Notably, the Court rejected Alanis' argument that because the property owner was not "working for or providing services" on the property, the exclusion did not apply. As the Court stated, "it is clear from the plain language of the exclusion that the modifier broadens its applicability rather than narrows it." Id. Relying on the plain language of the exclusion, this Court denied coverage. The same approach applies here. K2S and Mustapha's attempt to distinguish Alanis on the ground that "[t]he relationship between the owner and contractor was clearly vertical," (see Defs. Reply, Dkt #33, at 12, PageID #640), is unavailing. This Court never mentioned verticality in Alanis; it simply interpreted the plain language of the exclusion.

Moreover, K2S and Mustapha's attempt to appeal to what the exclusion in this case "must have meant," i.e., that it applied only to independent contractors and subcontractors of K2S and not any independent contractor or subcontractor, is unpersuasive in light of the Seventh Circuit's direction that where terms of an insurance policy are clear and unambiguous, they must be applied as written. BASF, 522 F.3d at 819. As to this point, it is important to note that had K2S wanted, it could have amended the language of the exclusion to expressly state what K2S says it means. Indeed, the relevant exclusion in Alanis explicitly stated that "any independent contractor or subcontractor of any insured . . . ." Alanis Dev. Corp., No. 09 C 6657, 2011 WL 250320, at *1 (emphasis added). In the absence of similarly qualifying language, coverage under these facts is excluded.

IV. Conclusion

Because the Court concludes that the Injury to Independent Contractors and Subcontractors exclusion applies, it need not address the applicability of the other exclusions. James River's motion for summary judgment as to K2S and Mustapha [30-1] is granted and K2S and Mustapha's cross-motion for summary judgment [27-1] is denied. The court declares that James River Insurance Company has no duty to defend or indemnify K2S or Mustapha under the policy in connection with the previously described underlying action by Gipson.
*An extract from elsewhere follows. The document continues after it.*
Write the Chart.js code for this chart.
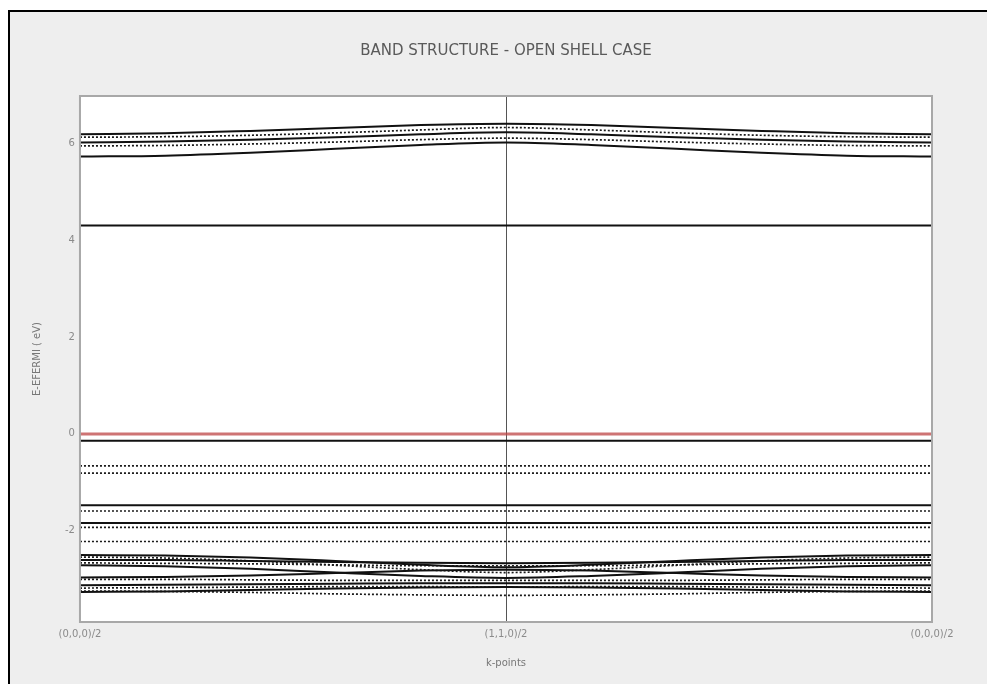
<!DOCTYPE html>
<html>
<head>
<meta charset="utf-8">
<script src="https://cdn.jsdelivr.net/npm/chart.js@4/dist/chart.umd.min.js"></script>
<style>
  html, body { margin: 0; padding: 0; background: #ffffff; }
  #sheet {
    position: absolute; left: 8px; top: 10px; width: 1000px; height: 700px;
    border-left: 2px solid #000; border-top: 2px solid #000; background: #eeeeee;
  }
  #wrap { position: absolute; left: 0; top: 0; width: 987px; height: 684px; }
</style>
</head>
<body>
<div id="sheet"></div>
<div id="wrap"><canvas id="c" width="987" height="684"></canvas></div>
<script>
// k-path (0,0,0) -> (1,1,0) -> (0,0,0), sampled at 11 points
const kPoints = [0, 0.2, 0.4, 0.6, 0.8, 1.0, 1.2, 1.4, 1.6, 1.8, 2.0];
const kTickValues = [0, 1, 2];
const kTickLabels = ['(0,0,0)/2', '(1,1,0)/2', '(0,0,0)/2'];
const energyTicks = [-2, 0, 2, 4, 6];
const energyMin = -3.88;
const energyMax = 6.97;
const chartTitle = 'BAND STRUCTURE - OPEN SHELL CASE';

// Fermi level
const fermi = [0, 0, 0, 0, 0, 0, 0, 0, 0, 0, 0];

// Spin-up (alpha) bands, eV relative to E-Fermi
const up1 = [6.18, 6.20, 6.25, 6.31, 6.37, 6.40, 6.37, 6.31, 6.25, 6.20, 6.18];
const up2 = [6.01, 6.03, 6.07, 6.12, 6.18, 6.22, 6.18, 6.12, 6.07, 6.03, 6.01];
const up3 = [5.72, 5.74, 5.80, 5.88, 5.96, 6.01, 5.96, 5.88, 5.80, 5.74, 5.72];
const up4 = [4.30, 4.30, 4.30, 4.30, 4.30, 4.30, 4.30, 4.30, 4.30, 4.30, 4.30];
const up5 = [-0.14, -0.14, -0.14, -0.14, -0.14, -0.14, -0.14, -0.14, -0.14, -0.14, -0.14];
const up6 = [-1.47, -1.47, -1.47, -1.47, -1.47, -1.47, -1.47, -1.47, -1.47, -1.47, -1.47];
const up7 = [-1.84, -1.84, -1.84, -1.84, -1.84, -1.84, -1.84, -1.84, -1.84, -1.84, -1.84];
const up8 = [-2.50, -2.51, -2.55, -2.62, -2.70, -2.75, -2.70, -2.62, -2.55, -2.51, -2.50];
const up9 = [-2.60, -2.60, -2.62, -2.64, -2.66, -2.67, -2.66, -2.64, -2.62, -2.60, -2.60];
const up10 = [-2.71, -2.73, -2.78, -2.86, -2.93, -2.97, -2.93, -2.86, -2.78, -2.73, -2.71];
const up11 = [-2.96, -2.95, -2.92, -2.87, -2.82, -2.80, -2.82, -2.87, -2.92, -2.95, -2.96];
const up12 = [-3.12, -3.11, -3.10, -3.09, -3.08, -3.08, -3.08, -3.09, -3.10, -3.11, -3.12];
const up13 = [-3.26, -3.25, -3.22, -3.19, -3.17, -3.16, -3.17, -3.19, -3.22, -3.25, -3.26];

// Spin-down (beta) bands, eV relative to E-Fermi
const dn1 = [6.12, 6.13, 6.16, 6.21, 6.27, 6.32, 6.27, 6.21, 6.16, 6.13, 6.12];
const dn2 = [5.94, 5.95, 5.98, 6.02, 6.07, 6.10, 6.07, 6.02, 5.98, 5.95, 5.94];
const dn3 = [-0.66, -0.66, -0.66, -0.66, -0.66, -0.66, -0.66, -0.66, -0.66, -0.66, -0.66];
const dn4 = [-0.81, -0.81, -0.81, -0.81, -0.81, -0.81, -0.81, -0.81, -0.81, -0.81, -0.81];
const dn5 = [-1.59, -1.59, -1.59, -1.59, -1.59, -1.59, -1.59, -1.59, -1.59, -1.59, -1.59];
const dn6 = [-1.93, -1.93, -1.93, -1.93, -1.93, -1.93, -1.93, -1.93, -1.93, -1.93, -1.93];
const dn7 = [-2.22, -2.22, -2.22, -2.22, -2.22, -2.22, -2.22, -2.22, -2.22, -2.22, -2.22];
const dn8 = [-2.54, -2.56, -2.62, -2.71, -2.80, -2.86, -2.80, -2.71, -2.62, -2.56, -2.54];
const dn9 = [-2.66, -2.67, -2.68, -2.70, -2.72, -2.72, -2.72, -2.70, -2.68, -2.67, -2.66];
const dn10 = [-3.00, -3.00, -3.01, -3.02, -3.02, -3.02, -3.02, -3.02, -3.01, -3.00, -3.00];
const dn11 = [-3.18, -3.17, -3.16, -3.15, -3.15, -3.16, -3.15, -3.15, -3.16, -3.17, -3.18];
const dn12 = [-3.24, -3.25, -3.27, -3.30, -3.32, -3.33, -3.32, -3.30, -3.27, -3.25, -3.24];

const spinUp = [up1, up2, up3, up4, up5, up6, up7, up8, up9, up10, up11, up12, up13];
const spinDown = [dn1, dn2, dn3, dn4, dn5, dn6, dn7, dn8, dn9, dn10, dn11, dn12];

const toPoints = (vals) => vals.map((e, i) => ({ x: kPoints[i], y: e }));

const datasets = [];
spinUp.forEach((band, i) => datasets.push({
  label: 'alpha ' + (i + 1), data: toPoints(band),
  borderColor: '#111111', borderWidth: 2, pointRadius: 0,
  cubicInterpolationMode: 'monotone', fill: false
}));
spinDown.forEach((band, i) => datasets.push({
  label: 'beta ' + (i + 1), data: toPoints(band),
  borderColor: '#1a1a1a', borderWidth: 1.7, borderDash: [2, 2], pointRadius: 0,
  cubicInterpolationMode: 'monotone', fill: false
}));
datasets.push({
  label: 'E-Fermi', data: toPoints(fermi),
  borderColor: 'rgba(190, 70, 70, 0.75)', borderWidth: 3, pointRadius: 0, fill: false
});

// white plotting field, the (1,1,0)/2 divider, a grey frame and the heading
const plotFrame = {
  id: 'plotFrame',
  beforeDatasetsDraw(chart) {
    const a = chart.chartArea, ctx = chart.ctx;
    ctx.save();
    ctx.fillStyle = '#ffffff';
    ctx.fillRect(a.left, a.top, a.right - a.left, a.bottom - a.top);
    const xm = chart.scales.x.getPixelForValue(kTickValues[1]);
    ctx.strokeStyle = '#555555';
    ctx.lineWidth = 1;
    ctx.beginPath();
    ctx.moveTo(Math.round(xm) + 0.5, a.top);
    ctx.lineTo(Math.round(xm) + 0.5, a.bottom);
    ctx.stroke();
    ctx.restore();
  },
  afterDraw(chart) {
    const a = chart.chartArea, ctx = chart.ctx;
    ctx.save();
    ctx.strokeStyle = '#a8a8a8';
    ctx.lineWidth = 2;
    ctx.strokeRect(a.left, a.top, a.right - a.left, a.bottom - a.top);
    ctx.fillStyle = '#5a5a5a';
    ctx.font = '15px "DejaVu Sans"';
    ctx.textAlign = 'center';
    ctx.textBaseline = 'middle';
    ctx.fillText(chartTitle, (a.left + a.right) / 2, 51);
    ctx.restore();
  }
};

new Chart(document.getElementById('c'), {
  type: 'line',
  data: { datasets },
  plugins: [plotFrame],
  options: {
    responsive: false,
    animation: false,
    layout: { padding: { top: 96, left: 31, right: 55, bottom: 15 } },
    plugins: {
      legend: { display: false },
      tooltip: { enabled: false },
      title: { display: false }
    },
    scales: {
      x: {
        type: 'linear', min: 0, max: 2,
        afterBuildTicks: (axis) => { axis.ticks = kTickValues.map(v => ({ value: v })); },
        ticks: {
          color: '#8a8a8a', font: { family: 'DejaVu Sans', size: 10 }, padding: 6,
          maxRotation: 0, autoSkip: false,
          callback: (v, i) => kTickLabels[i]
        },
        grid: { display: false, drawTicks: false },
        border: { display: false },
        title: {
          display: true, text: 'k-points', color: '#777777',
          font: { family: 'DejaVu Sans', size: 10 }, padding: { top: 11, bottom: 0 }
        }
      },
      y: {
        type: 'linear', min: energyMin, max: energyMax,
        afterBuildTicks: (axis) => { axis.ticks = energyTicks.map(v => ({ value: v })); },
        ticks: { color: '#8a8a8a', font: { family: 'DejaVu Sans', size: 10 }, padding: 5 },
        grid: { display: false, drawTicks: false },
        border: { display: false },
        title: {
          display: true, text: 'E-EFERMI ( eV)', color: '#777777',
          font: { family: 'DejaVu Sans', size: 10 }, padding: { top: 0, bottom: 17 }
        }
      }
    }
  }
});
</script>
</body>
</html>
The McClier Corporation filed a stipulation to be bound by the judgment in this case and has been dismissed without prejudice. (Dkt. #45.) In addition, an order of default judgment has been entered against Gipson. (Dkt. #43.) Because this order disposes of all claims as to all parties, the clerk is directed to enter a Rule 58 judgment and terminate the case from the Court's docket.